Bilhetes de um tempo
[XXIII]
E a turma do Gato Preto, que vinha com o Leninho Mônaco, o Omar, o Arnaldinho Partezzani, o Érico, as belíssimas irmãs Marisa e Denise Veloso, e outros. (Aqui, perdoem-me, pela falta de lembrança dos demais. O tempo os levou de minha memória.)
De todo modo, era a época sagrada da Jovem Guarda.
Começavam, aí, nesse tempo e local, os primeiros namoros, as primeiras poesias, seguidos de encontros nas casas das meninas e dos amigos.
Lembro-me, muito bem, que o Luís Couto, pai da Sandra, fez, em sua casa, uma das melhores festas de aniversário para a sua filha Sandra. Ele chamou o conjunto ‘Os Impossíveis”, integrado pelo Zezinho, Osni, Roberto e Tavinho para tocar naquela noite (que ficou inesquecível). Noite gloriosa. Noite de muito som, muita dança, alegria, sonhos e, agora, de muita saudade.
Outra festa marcante ocorreu na casa da Marta, filha da Maria Hunger e do Tuco Costa. Também festa de 15 anos. A aniversariante estava platinada, lunar, com o vestido, meias e sapatos de prata. Estava linda. Até hoje me vejo dançando com ela na casa dos pais, na noite de 16 de agosto. No dia 20, começamos a nos namorar. Esse relacionamento durou 8 anos. Por encontros e desencontros, houve a separação. Cada qual seguiu por uma via. Sem reencontros. Como se diz – a vida não é para amadores.
Meu amigo da época, como disse, antes, era o Felício Pavan.
Descíamos a avenida 1, durante as noites de verão, como se fôssemos reis do pedaço. Curiosamente, não tínhamos um tostão nem para pagar uma coca. Só sonhos e deboches, que apimentavam as nossas risadas.
Em dupla, literalmente invadíamos festas de desconhecidos e participávamos dos salgados, das bebidas e dos doces, sem nenhuma cerimônia. Éramos insuportavelmente ‘caras de pau’. Nunca fomos barrados.
Felício meu amigo
Descendo a avenida um
Irmanados
Sem receios
De roupas desleixadas
Sem vaidade
Orgulhosos
Sonhadores e sonhados
Rindo deles e de nós
Felizes
Sem dívidas nem credores
Sem luto nem tristeza
Sem passado.
Descendo a avenida um desfilávamos como cavaleiros reais
Sem dinheiro mas orgulhosos.
Vinte anos de existência.
Quem poderia ser mais feliz
que dois amigos felizes descendo a avenida um
da Cidade Azul?
Nesse breve tempo
a cidade mudou.
E os amigos também.
Lá atrás fica, perene, a avenida um do tempo de rapaz
Forte abraço meu amigo.
Grande Felicinho
[XXIV]
Sozinho, eu, também, fazia das minhas.
Lembro-me que passava um filme de um menino e um cavalo no Cine Excelsior.
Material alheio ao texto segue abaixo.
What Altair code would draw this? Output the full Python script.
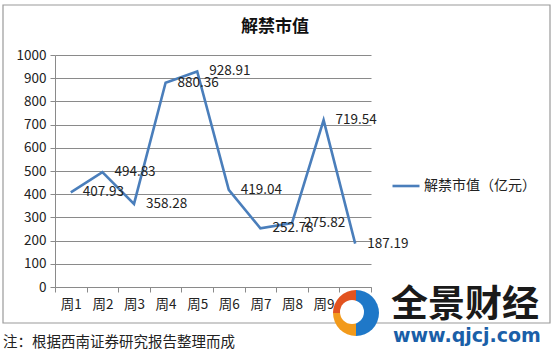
import math
import altair as alt
import pandas as pd

weeks = ["周1", "周2", "周3", "周4", "周5", "周6", "周7", "周8", "周9", "周10"]
values = [407.93, 494.83, 358.28, 880.36, 928.91, 419.04, 252.78, 275.82, 719.54, 187.19]
labels = ["407.93", "494.83", "358.28", "880.36", "928.91", "419.04", "252.78", "275.82", "719.54", "187.19"]
series_name = "解禁市值（亿元）"
title_text = "解禁市值"
note_text = "注：根据西南证券研究报告整理而成"
brand_text = "全景财经"
url_text = "www.qjcj.com"
y_ticks = [0, 100, 200, 300, 400, 500, 600, 700, 800, 900, 1000]

df = pd.DataFrame({"week": weeks, "value": values, "label": labels,
                   "series": [series_name] * len(weeks)})

W, H = 316, 232
LEFT, TOP = 55, 55
FONT = "Noto Sans CJK SC"
LINE_COLOR = "#4a7ebb"
GRID = "#8a8a8a"

one = alt.Data(values=[{"a": 1}])

x_enc = alt.X("week:N", sort=weeks,
              scale=alt.Scale(paddingInner=0, paddingOuter=0),
              axis=alt.Axis(title=None, labelAngle=0, tickBand="extent", tickSize=5,
                            domainColor=GRID, tickColor=GRID, labelFontSize=13.5,
                            labelColor="#222222", labelPadding=5, labelFont=FONT,
                            grid=False))
y_enc = alt.Y("value:Q", scale=alt.Scale(domain=[0, 1000], nice=False),
              axis=alt.Axis(title=None, values=y_ticks, tickCount=11, format="d",
                            labelOverlap=False, grid=True, gridColor=GRID,
                            domainColor=GRID, tickColor=GRID, tickSize=5,
                            labelFontSize=13.5, labelColor="#222222", labelPadding=4,
                            labelFont=FONT))

border = alt.Chart(one).mark_rect(fillOpacity=0, stroke="#9a9a9a", strokeWidth=1.2).encode(
    x=alt.value(3 - LEFT), x2=alt.value(550 - LEFT),
    y=alt.value(5 - TOP), y2=alt.value(323 - TOP))

line = alt.Chart(df).mark_line(strokeWidth=2.6).encode(
    x=x_enc, y=y_enc,
    color=alt.Color("series:N", scale=alt.Scale(domain=[series_name], range=[LINE_COLOR]),
                    legend=alt.Legend(title=None, orient="none", legendX=393 - LEFT - 2,
                                      legendY=180 - TOP - 9, symbolType="stroke",
                                      symbolSize=729, symbolStrokeWidth=2.6,
                                      labelFontSize=14, labelFont=FONT, labelColor="#222222",
                                      labelOffset=3)))

texts = alt.Chart(df).mark_text(align="left", baseline="middle", dx=12, fontSize=13.5,
                                font=FONT, color="#222222").encode(
    x=alt.X("week:N", sort=weeks), y="value:Q", text="label:N")

title = alt.Chart(one).mark_text(fontSize=17, fontWeight="bold", font=FONT, color="#111111",
                                 align="center", baseline="middle").encode(
    x=alt.value(275 - LEFT), y=alt.value(27 - TOP), text=alt.value(title_text))

note = alt.Chart(one).mark_text(fontSize=14.5, font=FONT, color="#222222",
                                align="left", baseline="middle").encode(
    x=alt.value(3 - LEFT), y=alt.value(343 - TOP), text=alt.value(note_text))

brand = alt.Chart(one).mark_text(fontSize=37, fontWeight="bold", font=FONT, color="#1a1a1a",
                                 align="left", baseline="middle").encode(
    x=alt.value(391 - LEFT), y=alt.value(306 - TOP), text=alt.value(brand_text))

url = alt.Chart(one).mark_text(fontSize=19, fontWeight="bold", font="DejaVu Sans", color="#1a5fa8",
                               align="left", baseline="middle").encode(
    x=alt.value(393 - LEFT), y=alt.value(336 - TOP), text=alt.value(url_text))

cx, cy = 356 - LEFT, 313 - TOP
logo_blue = alt.Chart(one).mark_arc(color="#1f78c8").encode(
    x=alt.value(cx), y=alt.value(cy), theta=alt.value(0), theta2=alt.value(math.pi),
    radius=alt.value(23))
logo_red = alt.Chart(one).mark_arc(color="#e2531f").encode(
    x=alt.value(cx), y=alt.value(cy), theta=alt.value(1.5 * math.pi), theta2=alt.value(2 * math.pi),
    radius=alt.value(23))
logo_yel = alt.Chart(one).mark_arc(color="#f29a1b").encode(
    x=alt.value(cx), y=alt.value(cy), theta=alt.value(math.pi), theta2=alt.value(1.5 * math.pi),
    radius=alt.value(23))
logo_hole = alt.Chart(one).mark_arc(color="white").encode(
    x=alt.value(cx - 4), y=alt.value(cy - 1), theta=alt.value(0), theta2=alt.value(2 * math.pi),
    radius=alt.value(12))

chart = alt.layer(border, line, texts, title, note, logo_blue, logo_red, logo_yel, logo_hole,
                  brand, url).properties(
    width=W, height=H,
    autosize=alt.AutoSizeParams(type="none"),
    padding={"left": LEFT, "top": TOP, "right": 553 - LEFT - W, "bottom": 351 - TOP - H},
    background="white",
).configure_view(stroke=None)

chart.save("out.html", embed_options={"renderer": "svg", "actions": False})
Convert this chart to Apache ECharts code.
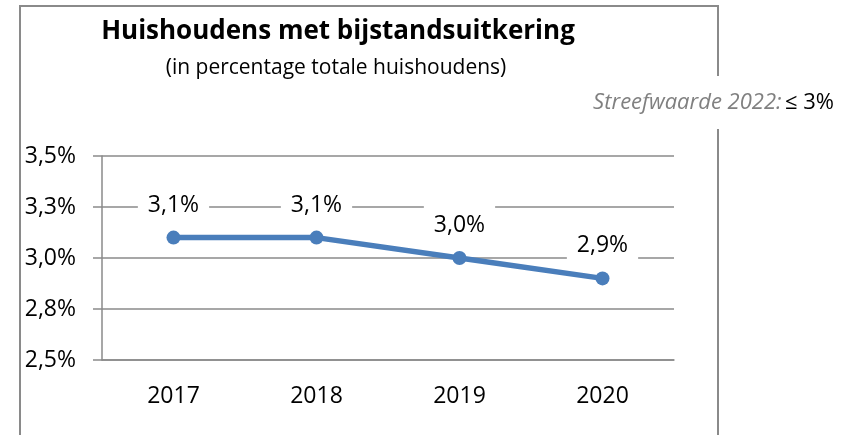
<!DOCTYPE html>
<html>
<head>
<meta charset="utf-8">
<title>Huishoudens met bijstandsuitkering</title>
<script src="https://cdn.jsdelivr.net/npm/echarts@6/dist/echarts.min.js"></script>
<style>
  html, body { margin: 0; padding: 0; background: #ffffff; }
  #chart { width: 850px; height: 435px; }
</style>
</head>
<body>
<div id="chart"></div>
<script>
// Share of households receiving social assistance, per year
const years = ['2017', '2018', '2019', '2020'];
const sharePct = [3.1, 3.1, 3.0, 2.9];
const yTickLabels = ['2,5%', '2,8%', '3,0%', '3,3%', '3,5%'];

const titleText = 'Huishoudens met bijstandsuitkering';
const subtitleText = '(in percentage totale huishoudens)';
const targetLabel = 'Streefwaarde 2022:';
const targetValue = '≤ 3%';

const FONT = '"Open Sans", "Noto Sans", sans-serif';
const GRID_GREY = '#8a8a8a';
const LINE_BLUE = '#4a7ebb';

const fmtPct = v => v.toFixed(1).replace('.', ',') + '%';

const chart = echarts.init(document.getElementById('chart'), null, { renderer: 'canvas' });

chart.setOption({
  backgroundColor: '#ffffff',
  animation: false,
  textStyle: { fontFamily: FONT },
  grid: { left: 102, right: 176, top: 156, bottom: 75, containLabel: false },
  xAxis: {
    type: 'category',
    data: years,
    boundaryGap: true,
    axisLine: { show: true, lineStyle: { color: GRID_GREY, width: 1.5 } },
    axisTick: { show: false },
    axisLabel: { color: '#000000', fontSize: 23, fontFamily: FONT, margin: 25 }
  },
  yAxis: {
    type: 'value',
    min: 2.5,
    max: 3.5,
    interval: 0.25,
    axisLine: { show: true, lineStyle: { color: GRID_GREY, width: 1.5 } },
    axisTick: { show: true, length: 9, lineStyle: { color: GRID_GREY, width: 1.5 } },
    splitLine: { show: true, lineStyle: { color: GRID_GREY, width: 1.5 } },
    axisLabel: {
      color: '#000000', fontSize: 23, fontFamily: FONT, margin: 26,
      formatter: (value, index) => yTickLabels[index]
    }
  },
  series: [{
    type: 'line',
    data: sharePct,
    symbol: 'circle',
    symbolSize: 14,
    lineStyle: { color: LINE_BLUE, width: 5.5 },
    itemStyle: { color: LINE_BLUE },
    label: {
      show: true,
      position: 'top',
      distance: 6,
      color: '#000000',
      fontSize: 23,
      fontFamily: FONT,
      backgroundColor: '#ffffff',
      padding: [8, 10],
      formatter: p => fmtPct(p.value)
    }
  }],
  graphic: [
    {
      type: 'rect',
      z: 100,
      shape: { x: 20, y: 6, width: 698, height: 450 },
      style: { fill: null, stroke: GRID_GREY, lineWidth: 2 }
    },
    {
      type: 'rect',
      z: 101,
      shape: { x: 580, y: 76, width: 270, height: 53 },
      style: { fill: '#ffffff', stroke: null }
    },
    {
      type: 'text',
      z: 102,
      x: 834, y: 103,
      style: {
        text: '{a|' + targetLabel + '} {b|' + targetValue + '}',
        align: 'right',
        verticalAlign: 'middle',
        rich: {
          a: { fontFamily: FONT, fontSize: 22, fontStyle: 'italic', fill: '#808080' },
          b: { fontFamily: FONT, fontSize: 22, fill: '#000000' }
        }
      }
    },
    {
      type: 'text',
      z: 102,
      x: 338, y: 32,
      style: {
        text: titleText,
        align: 'center',
        verticalAlign: 'middle',
        fontFamily: FONT,
        fontSize: 26,
        fontWeight: 'bold',
        fill: '#000000'
      }
    },
    {
      type: 'text',
      z: 102,
      x: 336, y: 68,
      style: {
        text: subtitleText,
        align: 'center',
        verticalAlign: 'middle',
        fontFamily: FONT,
        fontSize: 21,
        fill: '#000000'
      }
    }
  ]
});
</script>
</body>
</html>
Sem condição para pagar a entrada, tive a ideia de comprar balas. Comprei balas ‘Chita’. Encaminhei-me para a entrada do cinema e ofereci bala ao porteiro e fui entrando. Não era o ‘seu’ Guerino; era um outro, o bonzinho. Ele falou – ‘Aonde você vai?’. Respondi que estava retornando para o meu assento. Não sei se ele ficou em dúvida ou se lhe faltou lembrança, o certo é que o porteiro me deixou entrar. Confortavelmente, desfrutei das balas e do filme (do qual, hoje, não me lembro mais).
Também entrei no colégio das freiras, o Puríssimo. Ocorreria, lá, naquela noite, a encenação do Pequeno Príncipe. A entrada principal dava para a Praça da Liberdade, na Rua 7, entre as avenidas 3 e 5. Os fundos do colégio davam para a Rua 8. Era alto. Parecia que não conseguiríamos, mas eu e o Felício conseguimos ultrapassar o obstáculo. E costeando pelas sombras, chegamos à escada que nos levou ao teatro, que ficava no piso superior. Belo espetáculo. Bela aventura. E isso só se pode fazer quando se é irresponsável, com a idade de quinze ou dezesseis anos, e não se tem dinheiro para pagar o bilhete para se entrar pela porta da frente. Se tivéssemos sido pegos, as freiras, certamente, nos perdoariam. Ou não?